The Sage Advice Should Match Reality
Job 21:27-30 (ESV)
27 “Behold, I know your thoughts
and your schemes to wrong me.
28 For you say, ‘Where is the house of the prince?
Where is the tent in which the wicked lived?’
29 Have you not asked those who travel the roads,
and do you not accept their testimony
30 that the evil man is spared in the day of calamity,
that he is rescued in the day of wrath?
To understand the above verses taken from chapter 21 of Job, we should really know what Job is responding to out of chapter 20. Zophar, one of Job’s three friends, gives his second and final speech to Job.

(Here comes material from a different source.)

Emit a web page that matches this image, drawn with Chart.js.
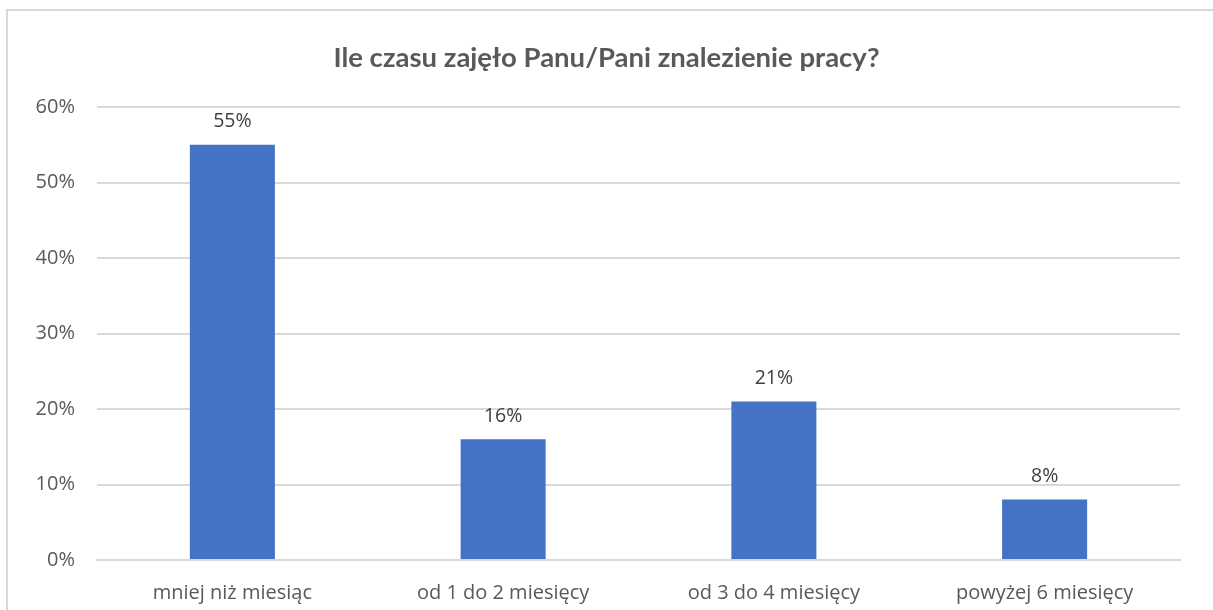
<!DOCTYPE html>
<html>
<head>
<meta charset="utf-8">
<script src="https://cdn.jsdelivr.net/npm/chart.js@4"></script>
<style>
  body { margin: 0; background: #fff; overflow: hidden; }
  #frame { position: absolute; left: 6px; top: 9px; width: 1400px; height: 800px; border: 2px solid #d9d9d9; }
  #wrap { position: absolute; left: 0; top: 0; width: 1213px; height: 610px; }
</style>
</head>
<body>
<div id="frame"></div>
<div id="wrap"><canvas id="myChart"></canvas></div>
<script>
const categories = ['mniej niż miesiąc', 'od 1 do 2 miesięcy', 'od 3 do 4 miesięcy', 'powyżej 6 miesięcy'];
const values = [55, 16, 21, 8];
const tick_labels = ['0%', '10%', '20%', '30%', '40%', '50%', '60%'];
const chart_title = 'Ile czasu zajęło Panu/Pani znalezienie pracy?';

// labels above the bars
const valueLabels = {
    id: 'valueLabels',
    afterDatasetsDraw(chart) {
        const ctx = chart.ctx;
        const meta = chart.getDatasetMeta(0);
        ctx.save();
        ctx.font = '19.5px "Open Sans"';
        ctx.fillStyle = '#404040';
        ctx.textAlign = 'center';
        ctx.textBaseline = 'middle';
        meta.data.forEach(function (bar, i) {
            ctx.fillText(values[i] + '%', bar.x, bar.y - 23);
        });
        ctx.restore();
    }
};

const ctx = document.getElementById('myChart').getContext('2d');
const myChart = new Chart(ctx, {
    type: 'bar',
    data: {
        labels: categories,
        datasets: [{
            data: values,
            backgroundColor: '#4472c4',
            borderWidth: 0,
            categoryPercentage: 1,
            barPercentage: 0.314
        }]
    },
    options: {
        responsive: true,
        maintainAspectRatio: false,
        animation: false,
        layout: { padding: 0 },
        plugins: {
            legend: { display: false },
            tooltip: { enabled: false },
            title: {
                display: true,
                text: chart_title,
                color: '#595959',
                font: { family: 'Lato', size: 27.5, weight: 'bold' },
                padding: { top: 42, bottom: 32 }
            }
        },
        scales: {
            x: {
                grid: { display: false },
                border: { color: '#d9d9d9', width: 2 },
                ticks: { color: '#595959', font: { family: 'Open Sans', size: 20 }, padding: 13 },
                afterFit(scale) { scale.height = 50; }
            },
            y: {
                min: 0,
                max: 60,
                ticks: {
                    stepSize: 10,
                    color: '#595959',
                    font: { family: 'Open Sans', size: 20 },
                    padding: 22,
                    callback: function (v) { return tick_labels[v / 10]; }
                },
                grid: { color: '#d9d9d9', lineWidth: 2, drawTicks: false },
                border: { display: false },
                afterFit(scale) { scale.width = 97; }
            },
            // empty right side space so the title stays centred on the page
            yRight: {
                position: 'right',
                min: 0,
                max: 60,
                ticks: { display: false },
                grid: { display: false },
                border: { display: false },
                afterFit(scale) { scale.width = 33; }
            }
        }
    },
    plugins: [valueLabels]
});
</script>
</body>
</html>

Zophar is no longer in the mode of “comforting” Job (that was the three friends original plan upon on traveling together to meet Job). Zophar, in chapter 20, has simply turned to what he knows, his own bias experience. He sees Job’s pain and suffering through the framework that only the wicked suffer this way. He has no room in his mind for suffering for those who are innocent (as Job clearly is as stated in chapters one and two).
In response to Zophar, Job starts to challenge him and his two other friends. Job tells them, “I know your thoughts.” He then uses sarcasm to say to them, in essence, if you were listening to the people on the street you would know that the wicked do prosper. Zophar refused to see the obvious of reality. Chapter 21 is Job telling them all that the wicked DO prosper. So, their arguments about Job suffering because he is wicked does not past the test of reality.
Zophar and his friends are the classic Sage who thinks they know things. Note how Zophar started his speech:
Job 20:2-4 (ESV)
2 “Therefore my thoughts answer me,
because of my haste within me.
3 I hear censure that insults me,
and out of my understanding a spirit answers me.
4 Do you not know this from of old,
since man was placed on earth,
Zophar has “aged” wisdom. Yet, he is stuck in his own bias as he can’t see the reality around him. Again, he has NO context for the suffering of the innocent. His “wisdom” does not meet the reality of life.” Such is the wisdom of the world.